--- Begin ---
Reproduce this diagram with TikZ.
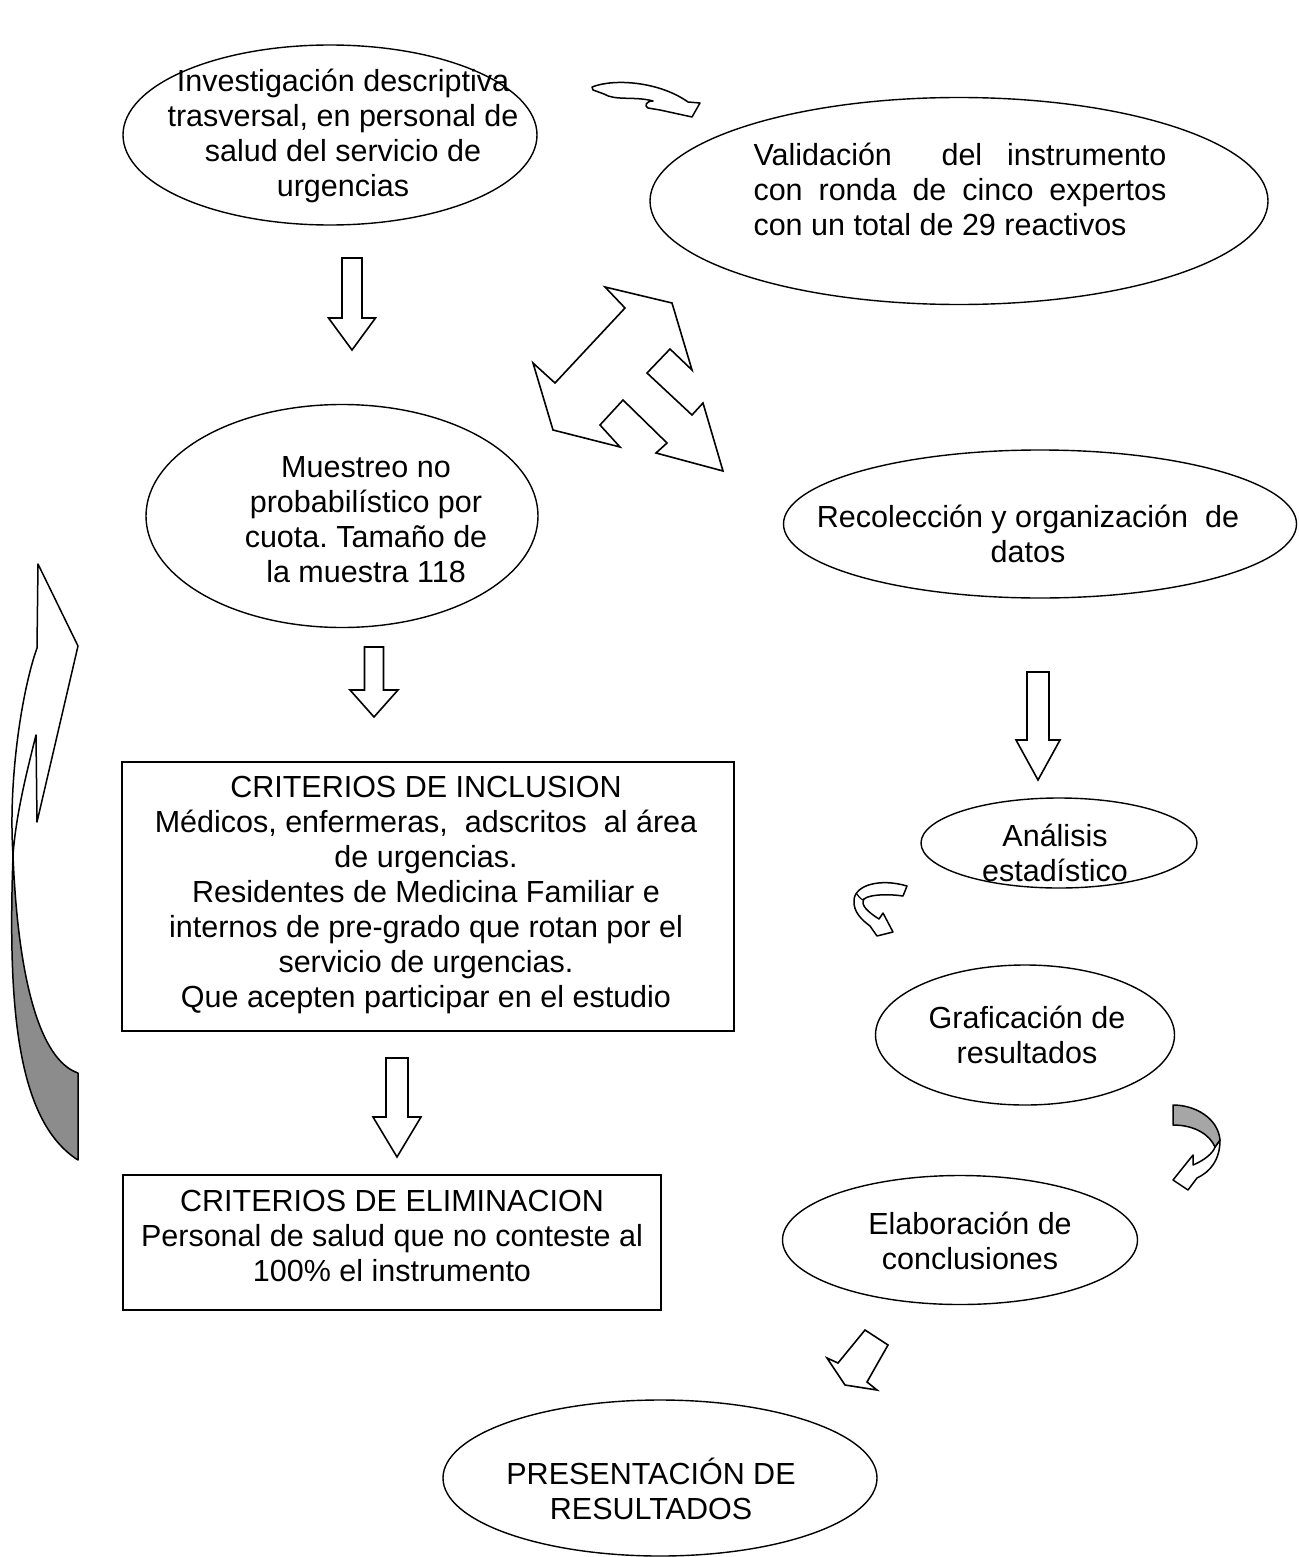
\documentclass[tikz,border=0pt]{standalone}
\usepackage{fontspec}
\setmainfont{Liberation Sans}
\frenchspacing
\usetikzlibrary{shapes.geometric}
\tikzset{
 ell/.style={draw, ellipse, line width=1.4pt, inner sep=0pt},
 box/.style={draw, rectangle, line width=1.4pt, inner sep=0pt},
 txt/.style={font=\fontsize{30.5}{35}\selectfont, align=center, inner sep=0pt},
 blk/.style={draw, line width=1.6pt, line join=miter, fill=white},
 ribbon/.style={draw, line width=1.5pt, line join=round, fill=white},
 shade/.style={draw, line width=1.5pt, line join=round, fill=black!45},
}
\newcommand{\downblock}[6]{%
 \draw[blk] (#1-#5,#2) -- (#1+#5,#2) -- (#1+#5,#3) -- (#1+#6,#3) -- (#1,#4) -- (#1-#6,#3) -- (#1-#5,#3) -- cycle;}
\begin{document}
\begin{tikzpicture}[x=1pt,y=-1pt]
\useasboundingbox (0,0) rectangle (1298,1557);
\fill[white] (0,0) rectangle (1298,1557);

% nodes
\node[ell, minimum width=414pt, minimum height=180pt] (inv) at (330,135) {};
\node[txt] (invt) at (343,136) {Investigación descriptiva\\trasversal, en personal de\\salud del servicio de\\urgencias};
\node[ell, minimum width=618pt, minimum height=207pt] (val) at (959,201) {};
\node[txt, align=left] (valt) at (960,189) {\makebox[413pt][l]{Validación\hfill\hfill del\hfill instrumento}\\\makebox[413pt][s]{con ronda de cinco expertos}\\con un total de 29 reactivos};
\node[ell, minimum width=392pt, minimum height=223pt] (mue) at (342,516) {};
\node[txt] (muet) at (366,520) {Muestreo no\\probabilístico por\\cuota. Tamaño de\\la muestra 118};
\node[ell, minimum width=513pt, minimum height=148pt] (rec) at (1040,524) {};
\node[txt] (rect) at (1028,534) {Recolección y organización\ \ de\\datos};
\node[box, minimum width=612pt, minimum height=269pt] (inc) at (428,896.5) {};
\node[txt] (inct) at (426,895) {CRITERIOS DE INCLUSION\\Médicos, enfermeras,\ \ adscritos\ \ al área\\de urgencias.\\Residentes de Medicina Familiar e\\internos de pre-grado que rotan por el\\servicio de urgencias.\\Que acepten participar en el estudio};
\node[box, minimum width=538pt, minimum height=135pt] (eli) at (392,1242.5) {};
\node[txt] (elit) at (392,1236) {CRITERIOS DE ELIMINACION\\Personal de salud que no conteste al\\100\% el instrumento};
\node[ell, minimum width=276pt, minimum height=90pt] (ana) at (1059,843) {};
\node[txt] (anat) at (1055,853) {Análisis\\estadístico};
\node[ell, minimum width=299pt, minimum height=140pt] (gra) at (1025,1035) {};
\node[txt] (grat) at (1027,1035) {Graficación de\\resultados};
\node[ell, minimum width=355pt, minimum height=129pt] (ela) at (960,1240) {};
\node[txt] (elat) at (970,1241) {Elaboración de\\conclusiones};
\node[ell, minimum width=434pt, minimum height=156pt] (pre) at (660,1478) {};
\node[txt] (pret) at (651,1489) {PRESENTACIÓN DE\\RESULTADOS};

% straight block arrows
\downblock{352}{258}{318}{350}{10}{23.5}
\downblock{374}{647}{690}{717}{9.5}{24}
\downblock{1038}{672}{740}{780}{11}{22}
\downblock{397}{1058}{1117}{1157}{11}{24}

% diagonal block arrow
\draw[blk] (865,1330) -- (838,1363) -- (827,1358) -- (845,1385) -- (877,1390) -- (867,1382) -- (888,1345) -- cycle;

% three-way arrow
\draw[blk] (605,287) -- (625,308) -- (555,383) -- (533,363) -- (553,430) -- (620,447) -- (600,425)
 -- (623,400) -- (667,443) -- (656,453) -- (723,471) -- (703,403) -- (692,415) -- (647,373)
 -- (670,349) -- (692,370) -- (672,303) -- cycle;

% top curved arrow
\draw[ribbon] (592,87) .. controls (615,78) and (660,82) .. (688,102) -- (700,103) -- (692,117) -- (660,110)
 -- (648,108) .. controls (644,106) and (646,101) .. (653,101) .. controls (635,96) and (615,101) .. (604,94)
 -- (593,90) -- cycle;

% small curved arrow near Analisis
\draw[ribbon] (907,886) .. controls (880,878) and (855,885) .. (854,900)
 .. controls (853,912) and (862,920) .. (870,926) -- (877,936) -- (893,932) -- (883,913) -- (879,919)
 .. controls (868,912) and (860,905) .. (864,899) .. controls (870,894) and (890,894) .. (903,896) -- cycle;
\draw[line width=1.2pt] (856,893) .. controls (860,898) and (862,901) .. (864,899);

% gray curved arrow near Graficacion
\draw[ribbon] (1220,1140) .. controls (1220,1160) and (1210,1172) .. (1197,1178) -- (1188,1190) -- (1173,1180)
 -- (1193,1155) -- (1193,1165) .. controls (1205,1160) and (1213,1153) .. (1215,1147) -- cycle;
\draw[shade, fill=black!35] (1173,1105) .. controls (1195,1105) and (1218,1118) .. (1220,1140) -- (1215,1147)
 .. controls (1210,1135) and (1195,1125) .. (1173,1125) -- cycle;

% big left curved arrow
\draw[ribbon] (38,564) -- (78,646) -- (37,822) -- (36,735) .. controls (26,775) and (16,815) .. (13,855)
 .. controls (8,780) and (22,690) .. (37,648) -- cycle;
\draw[shade] (13,855) .. controls (8,1000) and (15,1120) .. (78,1160) -- (78,1073)
 .. controls (40,1060) and (18,980) .. (13,855) -- cycle;
\end{tikzpicture}
\end{document}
--- End ---
**OBJECTIVE:** Give all the lines above again, character for character, without pictures.

**RESULT FOR THIS TASK:**
Reproduce this diagram with TikZ.
\documentclass[tikz,border=0pt]{standalone}
\usepackage{fontspec}
\setmainfont{Liberation Sans}
\frenchspacing
\usetikzlibrary{shapes.geometric}
\tikzset{
 ell/.style={draw, ellipse, line width=1.4pt, inner sep=0pt},
 box/.style={draw, rectangle, line width=1.4pt, inner sep=0pt},
 txt/.style={font=\fontsize{30.5}{35}\selectfont, align=center, inner sep=0pt},
 blk/.style={draw, line width=1.6pt, line join=miter, fill=white},
 ribbon/.style={draw, line width=1.5pt, line join=round, fill=white},
 shade/.style={draw, line width=1.5pt, line join=round, fill=black!45},
}
\newcommand{\downblock}[6]{%
 \draw[blk] (#1-#5,#2) -- (#1+#5,#2) -- (#1+#5,#3) -- (#1+#6,#3) -- (#1,#4) -- (#1-#6,#3) -- (#1-#5,#3) -- cycle;}
\begin{document}
\begin{tikzpicture}[x=1pt,y=-1pt]
\useasboundingbox (0,0) rectangle (1298,1557);
\fill[white] (0,0) rectangle (1298,1557);

% nodes
\node[ell, minimum width=414pt, minimum height=180pt] (inv) at (330,135) {};
\node[txt] (invt) at (343,136) {Investigación descriptiva\\trasversal, en personal de\\salud del servicio de\\urgencias};
\node[ell, minimum width=618pt, minimum height=207pt] (val) at (959,201) {};
\node[txt, align=left] (valt) at (960,189) {\makebox[413pt][l]{Validación\hfill\hfill del\hfill instrumento}\\\makebox[413pt][s]{con ronda de cinco expertos}\\con un total de 29 reactivos};
\node[ell, minimum width=392pt, minimum height=223pt] (mue) at (342,516) {};
\node[txt] (muet) at (366,520) {Muestreo no\\probabilístico por\\cuota. Tamaño de\\la muestra 118};
\node[ell, minimum width=513pt, minimum height=148pt] (rec) at (1040,524) {};
\node[txt] (rect) at (1028,534) {Recolección y organización\ \ de\\datos};
\node[box, minimum width=612pt, minimum height=269pt] (inc) at (428,896.5) {};
\node[txt] (inct) at (426,895) {CRITERIOS DE INCLUSION\\Médicos, enfermeras,\ \ adscritos\ \ al área\\de urgencias.\\Residentes de Medicina Familiar e\\internos de pre-grado que rotan por el\\servicio de urgencias.\\Que acepten participar en el estudio};
\node[box, minimum width=538pt, minimum height=135pt] (eli) at (392,1242.5) {};
\node[txt] (elit) at (392,1236) {CRITERIOS DE ELIMINACION\\Personal de salud que no conteste al\\100\% el instrumento};
\node[ell, minimum width=276pt, minimum height=90pt] (ana) at (1059,843) {};
\node[txt] (anat) at (1055,853) {Análisis\\estadístico};
\node[ell, minimum width=299pt, minimum height=140pt] (gra) at (1025,1035) {};
\node[txt] (grat) at (1027,1035) {Graficación de\\resultados};
\node[ell, minimum width=355pt, minimum height=129pt] (ela) at (960,1240) {};
\node[txt] (elat) at (970,1241) {Elaboración de\\conclusiones};
\node[ell, minimum width=434pt, minimum height=156pt] (pre) at (660,1478) {};
\node[txt] (pret) at (651,1489) {PRESENTACIÓN DE\\RESULTADOS};

% straight block arrows
\downblock{352}{258}{318}{350}{10}{23.5}
\downblock{374}{647}{690}{717}{9.5}{24}
\downblock{1038}{672}{740}{780}{11}{22}
\downblock{397}{1058}{1117}{1157}{11}{24}

% diagonal block arrow
\draw[blk] (865,1330) -- (838,1363) -- (827,1358) -- (845,1385) -- (877,1390) -- (867,1382) -- (888,1345) -- cycle;

% three-way arrow
\draw[blk] (605,287) -- (625,308) -- (555,383) -- (533,363) -- (553,430) -- (620,447) -- (600,425)
 -- (623,400) -- (667,443) -- (656,453) -- (723,471) -- (703,403) -- (692,415) -- (647,373)
 -- (670,349) -- (692,370) -- (672,303) -- cycle;

% top curved arrow
\draw[ribbon] (592,87) .. controls (615,78) and (660,82) .. (688,102) -- (700,103) -- (692,117) -- (660,110)
 -- (648,108) .. controls (644,106) and (646,101) .. (653,101) .. controls (635,96) and (615,101) .. (604,94)
 -- (593,90) -- cycle;

% small curved arrow near Analisis
\draw[ribbon] (907,886) .. controls (880,878) and (855,885) .. (854,900)
 .. controls (853,912) and (862,920) .. (870,926) -- (877,936) -- (893,932) -- (883,913) -- (879,919)
 .. controls (868,912) and (860,905) .. (864,899) .. controls (870,894) and (890,894) .. (903,896) -- cycle;
\draw[line width=1.2pt] (856,893) .. controls (860,898) and (862,901) .. (864,899);

% gray curved arrow near Graficacion
\draw[ribbon] (1220,1140) .. controls (1220,1160) and (1210,1172) .. (1197,1178) -- (1188,1190) -- (1173,1180)
 -- (1193,1155) -- (1193,1165) .. controls (1205,1160) and (1213,1153) .. (1215,1147) -- cycle;
\draw[shade, fill=black!35] (1173,1105) .. controls (1195,1105) and (1218,1118) .. (1220,1140) -- (1215,1147)
 .. controls (1210,1135) and (1195,1125) .. (1173,1125) -- cycle;

% big left curved arrow
\draw[ribbon] (38,564) -- (78,646) -- (37,822) -- (36,735) .. controls (26,775) and (16,815) .. (13,855)
 .. controls (8,780) and (22,690) .. (37,648) -- cycle;
\draw[shade] (13,855) .. controls (8,1000) and (15,1120) .. (78,1160) -- (78,1073)
 .. controls (40,1060) and (18,980) .. (13,855) -- cycle;
\end{tikzpicture}
\end{document}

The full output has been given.